Among the broadcasters securing slots in the initial rounds were Zee Entertainment Enterprises, Sony Pictures Networks India, Viacom18’s Colors network, Sun Network and Shemaroo Entertainment. Their continued presence signals that, despite the pull of digital platforms, Free Dish remains a strategic must have for legacy networks chasing scale in price sensitive markets.
The final bouquet of 55 channels leans heavily towards Hindi news, movies, devotional fare, Bhojpuri and regional programming.
In Hindi news, familiar heavyweights such as Aaj Tak, ABP News, India TV, News18 India, Republic Bharat and Zee News made the cut.

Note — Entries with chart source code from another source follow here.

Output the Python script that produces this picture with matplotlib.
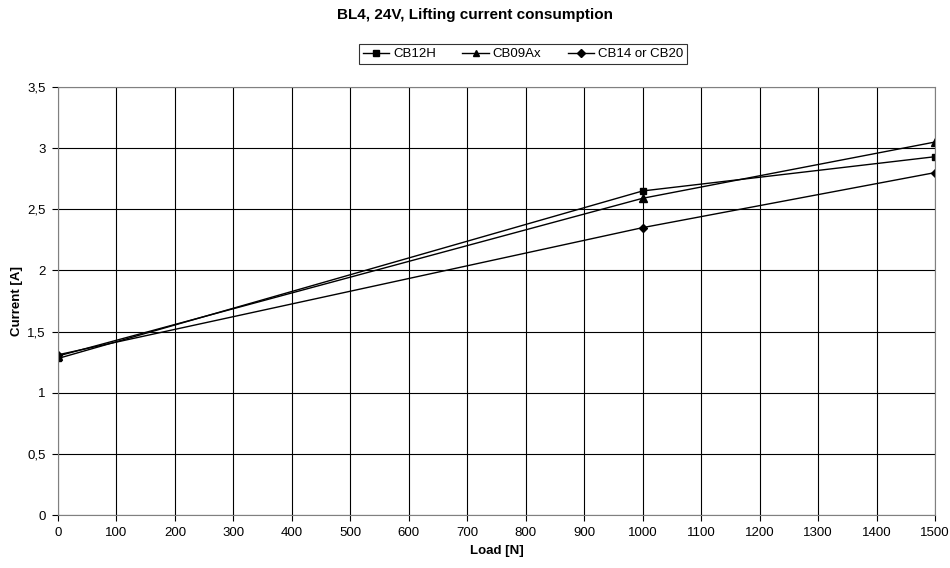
import matplotlib.pyplot as plt
from matplotlib.ticker import FuncFormatter

plt.rcParams['font.family'] = ['Liberation Sans', 'DejaVu Sans']

load = [0, 1000, 1500]
cb12h = [1.28, 2.65, 2.93]
cb09ax = [1.30, 2.59, 3.05]
cb14 = [1.31, 2.35, 2.80]

fig = plt.figure(figsize=(9.5, 5.68), dpi=100)
ax = fig.add_axes([58 / 950, 1 - 515 / 568, 877 / 950, 428 / 568])

ax.plot(load, cb12h, color='black', lw=1, marker='s', ms=5, label='CB12H')
ax.plot(load, cb09ax, color='black', lw=1, marker='^', ms=5.5, label='CB09Ax')
ax.plot(load, cb14, color='black', lw=1, marker='D', ms=4, label='CB14 or CB20')

ax.set_xlim(0, 1500)
ax.set_ylim(0, 3.5)
ax.set_xticks(range(0, 1501, 100))
ax.set_yticks([i * 0.5 for i in range(8)])
ax.yaxis.set_major_formatter(FuncFormatter(lambda v, p: f'{v:g}'.replace('.', ',')))
ax.grid(True, color='black', lw=0.8)
ax.set_axisbelow(True)
for s in ax.spines.values():
    s.set_color('#808080')
ax.tick_params(labelsize=9.5, length=4, color='black', pad=5)

ax.set_xlabel('Load [N]', fontsize=9.5, fontweight='bold', labelpad=4)
ax.set_ylabel('Current [A]', fontsize=9.5, fontweight='bold', labelpad=3)
fig.text(0.5, 1 - 15 / 568, 'BL4, 24V, Lifting current consumption', ha='center', va='center',
         fontsize=11, fontweight='bold')

leg = fig.legend(loc='center', bbox_to_anchor=(523 / 950, 1 - 54 / 568), ncol=3, fontsize=9.5,
                 frameon=True, fancybox=False, edgecolor='black', handlelength=2.0,
                 columnspacing=2.0, handletextpad=0.3, borderpad=0.3, markerscale=0.9)
leg.get_frame().set_linewidth(0.8)

fig.savefig('out.png', dpi=100)
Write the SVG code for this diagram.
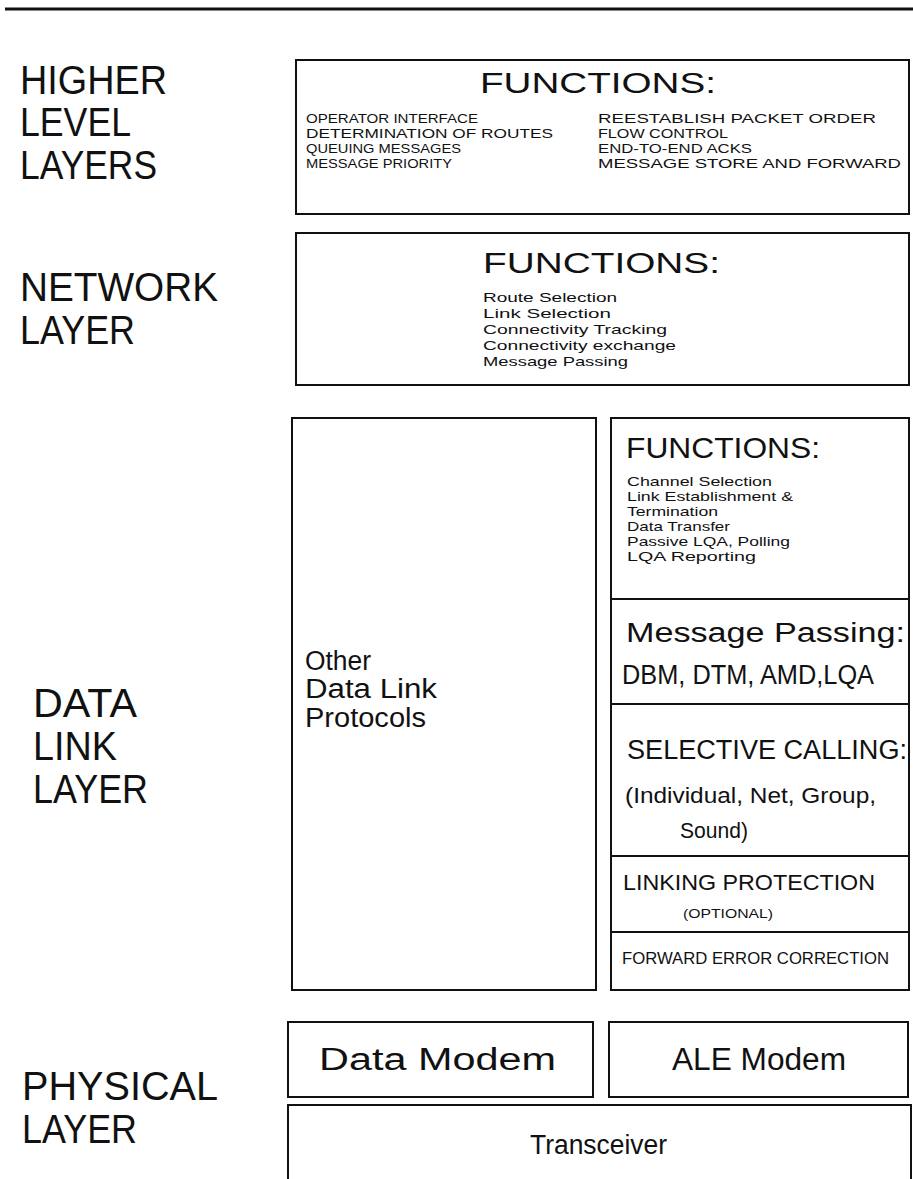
<svg xmlns="http://www.w3.org/2000/svg" width="913" height="1179" viewBox="0 0 913 1179">
  <style>
    .box { fill: none; stroke: #111; stroke-width: 2; }
    .rule { stroke: #111; stroke-width: 2; }
    text { font-family: "Liberation Sans", Arial, sans-serif; fill: #111; }
    .layer { font-size: 40px; }
    .title { font-size: 29px; }
    .item { font-size: 13px; }
    .mid { font-size: 27px; }
  </style>

  <!-- top rule -->
  <line x1="5" y1="9" x2="913" y2="9" stroke="#111" stroke-width="3"/>

  <!-- layer labels -->
  <g id="labels">
    <text class="layer" x="20" y="94" textLength="147" lengthAdjust="spacingAndGlyphs">HIGHER</text>
    <text class="layer" x="20" y="136" textLength="111" lengthAdjust="spacingAndGlyphs">LEVEL</text>
    <text class="layer" x="20" y="179" textLength="137" lengthAdjust="spacingAndGlyphs">LAYERS</text>
    <text class="layer" x="20" y="301" textLength="198" lengthAdjust="spacingAndGlyphs">NETWORK</text>
    <text class="layer" x="20" y="344" textLength="115" lengthAdjust="spacingAndGlyphs">LAYER</text>
    <text class="layer" x="33" y="717" textLength="104" lengthAdjust="spacingAndGlyphs">DATA</text>
    <text class="layer" x="33" y="760" textLength="84" lengthAdjust="spacingAndGlyphs">LINK</text>
    <text class="layer" x="33" y="803" textLength="115" lengthAdjust="spacingAndGlyphs">LAYER</text>
    <text class="layer" x="22" y="1100" textLength="196" lengthAdjust="spacingAndGlyphs">PHYSICAL</text>
    <text class="layer" x="22" y="1143" textLength="115" lengthAdjust="spacingAndGlyphs">LAYER</text>
  </g>

  <!-- higher level layers -->
  <g id="higher">
    <rect class="box" x="296" y="60" width="613" height="154"/>
    <text class="title" x="480" y="93" textLength="236" lengthAdjust="spacingAndGlyphs">FUNCTIONS:</text>
    <text class="item" x="306" y="123" textLength="172" lengthAdjust="spacingAndGlyphs">OPERATOR INTERFACE</text>
    <text class="item" x="306" y="138" textLength="247" lengthAdjust="spacingAndGlyphs">DETERMINATION OF ROUTES</text>
    <text class="item" x="306" y="153" textLength="155" lengthAdjust="spacingAndGlyphs">QUEUING MESSAGES</text>
    <text class="item" x="306" y="168" textLength="146" lengthAdjust="spacingAndGlyphs">MESSAGE PRIORITY</text>
    <text class="item" x="598" y="123" textLength="278" lengthAdjust="spacingAndGlyphs">REESTABLISH PACKET ORDER</text>
    <text class="item" x="598" y="138" textLength="130" lengthAdjust="spacingAndGlyphs">FLOW CONTROL</text>
    <text class="item" x="598" y="153" textLength="154" lengthAdjust="spacingAndGlyphs">END-TO-END ACKS</text>
    <text class="item" x="598" y="168" textLength="303" lengthAdjust="spacingAndGlyphs">MESSAGE STORE AND FORWARD</text>
  </g>

  <!-- network layer -->
  <g id="network">
    <rect class="box" x="296" y="233" width="613" height="152"/>
    <text class="title" x="483" y="273" textLength="237" lengthAdjust="spacingAndGlyphs">FUNCTIONS:</text>
    <text class="item" x="483" y="302" font-size="14" textLength="134" lengthAdjust="spacingAndGlyphs">Route Selection</text>
    <text class="item" x="483" y="318" font-size="14" textLength="128" lengthAdjust="spacingAndGlyphs">Link Selection</text>
    <text class="item" x="483" y="334" font-size="14" textLength="184" lengthAdjust="spacingAndGlyphs">Connectivity Tracking</text>
    <text class="item" x="483" y="350" font-size="14" textLength="193" lengthAdjust="spacingAndGlyphs">Connectivity exchange</text>
    <text class="item" x="483" y="366" font-size="14" textLength="145" lengthAdjust="spacingAndGlyphs">Message Passing</text>
  </g>

  <!-- other data link protocols -->
  <g id="other-protocols">
    <rect class="box" x="292" y="418" width="304" height="572"/>
    <text class="mid" x="305" y="670" textLength="66" lengthAdjust="spacingAndGlyphs">Other</text>
    <text class="mid" x="305" y="698" textLength="132" lengthAdjust="spacingAndGlyphs">Data Link</text>
    <text class="mid" x="305" y="727" textLength="121" lengthAdjust="spacingAndGlyphs">Protocols</text>
  </g>

  <!-- ALE data link stack -->
  <g id="ale-stack">
    <rect class="box" x="611" y="418" width="298" height="572"/>
    <line class="rule" x1="611" y1="599" x2="909" y2="599"/>
    <line class="rule" x1="611" y1="704" x2="909" y2="704"/>
    <line class="rule" x1="611" y1="856" x2="909" y2="856"/>
    <line class="rule" x1="611" y1="932" x2="909" y2="932"/>
  </g>
  <g id="ale-functions">
    <text class="title" x="626" y="458" font-size="28" textLength="194" lengthAdjust="spacingAndGlyphs">FUNCTIONS:</text>
    <text class="item" x="627" y="486" textLength="145" lengthAdjust="spacingAndGlyphs">Channel Selection</text>
    <text class="item" x="627" y="501" textLength="166" lengthAdjust="spacingAndGlyphs">Link Establishment &amp;</text>
    <text class="item" x="627" y="516" textLength="91" lengthAdjust="spacingAndGlyphs">Termination</text>
    <text class="item" x="627" y="531" textLength="103" lengthAdjust="spacingAndGlyphs">Data Transfer</text>
    <text class="item" x="627" y="546" textLength="163" lengthAdjust="spacingAndGlyphs">Passive LQA, Polling</text>
    <text class="item" x="627" y="561" textLength="129" lengthAdjust="spacingAndGlyphs">LQA Reporting</text>
  </g>
  <g id="message-passing">
    <text class="mid" x="626" y="642" textLength="279" lengthAdjust="spacingAndGlyphs">Message Passing:</text>
    <text class="mid" x="622" y="684" font-size="24" textLength="252" lengthAdjust="spacingAndGlyphs">DBM, DTM, AMD,LQA</text>
  </g>
  <g id="selective-calling">
    <text class="mid" x="627" y="759" font-size="26" textLength="280" lengthAdjust="spacingAndGlyphs">SELECTIVE CALLING:</text>
    <text x="625" y="803" font-size="22" textLength="251" lengthAdjust="spacingAndGlyphs">(Individual, Net, Group,</text>
    <text x="680" y="838" font-size="22" textLength="68" lengthAdjust="spacingAndGlyphs">Sound)</text>
  </g>
  <g id="linking-protection">
    <text x="623" y="890" font-size="22" textLength="252" lengthAdjust="spacingAndGlyphs">LINKING PROTECTION</text>
    <text x="683" y="918" font-size="13" textLength="90" lengthAdjust="spacingAndGlyphs">(OPTIONAL)</text>
  </g>
  <g id="fec">
    <text x="622" y="964" font-size="16" textLength="267" lengthAdjust="spacingAndGlyphs">FORWARD ERROR CORRECTION</text>
  </g>

  <!-- physical layer -->
  <g id="data-modem">
    <rect class="box" x="288" y="1022" width="305" height="75"/>
    <text x="319" y="1070" font-size="31" textLength="237" lengthAdjust="spacingAndGlyphs">Data Modem</text>
  </g>
  <g id="ale-modem">
    <rect class="box" x="609" y="1022" width="299" height="75"/>
    <text x="672" y="1070" font-size="31" textLength="174" lengthAdjust="spacingAndGlyphs">ALE Modem</text>
  </g>
  <g id="transceiver">
    <path class="box" d="M288,1179 V1105 H911 V1179"/>
    <text x="530" y="1154" font-size="27" textLength="137" lengthAdjust="spacingAndGlyphs">Transceiver</text>
  </g>

  <g id="connectors"/>
</svg>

Entertainment and movie offerings include Colors Rishtey, Star Utsav, Dangal TV, Sony Pal, Shemaroo TV, Goldmines, B4U Movies and Zee Biskope. Devotional viewers will find Aastha, Sanskar and Sadhna Gold among the selected channels.
Regional representation includes Sun Marathi, Fakt Marathi, PTC Punjabi and GTC Punjabi.
Equally telling were the absences. Broadcasters such as Big Magic, Filamchi Bhojpuri, India News, Bharat Express, Movieplex Maithili, TV9 Marathi, Shemaroo Marathibana, Zee Chitra Mandir and Satsang did not participate. The pullback is particularly visible across Marathi, Bhojpuri, Maithili and spiritual programming. Industry observers point to the revised reserve prices, tighter eligibility norms and a reassessment of commercial viability as possible factors.
DD Free Dish continues to beam into over 40 million homes, largely in rural and semi urban India. For advertisers and broadcasters alike, it offers efficient access to Bharat markets where pay TV penetration remains uneven and OTT subscriptions are limited.
The moderation in revenue this year may be read as a pause rather than a retreat. Fewer slots, a reworked auction playbook and evolving broadcaster strategies have clearly shaped outcomes. Yet premium Hindi entertainment retains its pull, and the platform’s mass reach remains hard to ignore.
As the FY26–27 line-up settles in, the mix of winners and walkaways will define the private satellite channel landscape on DD Free Dish for the year ahead.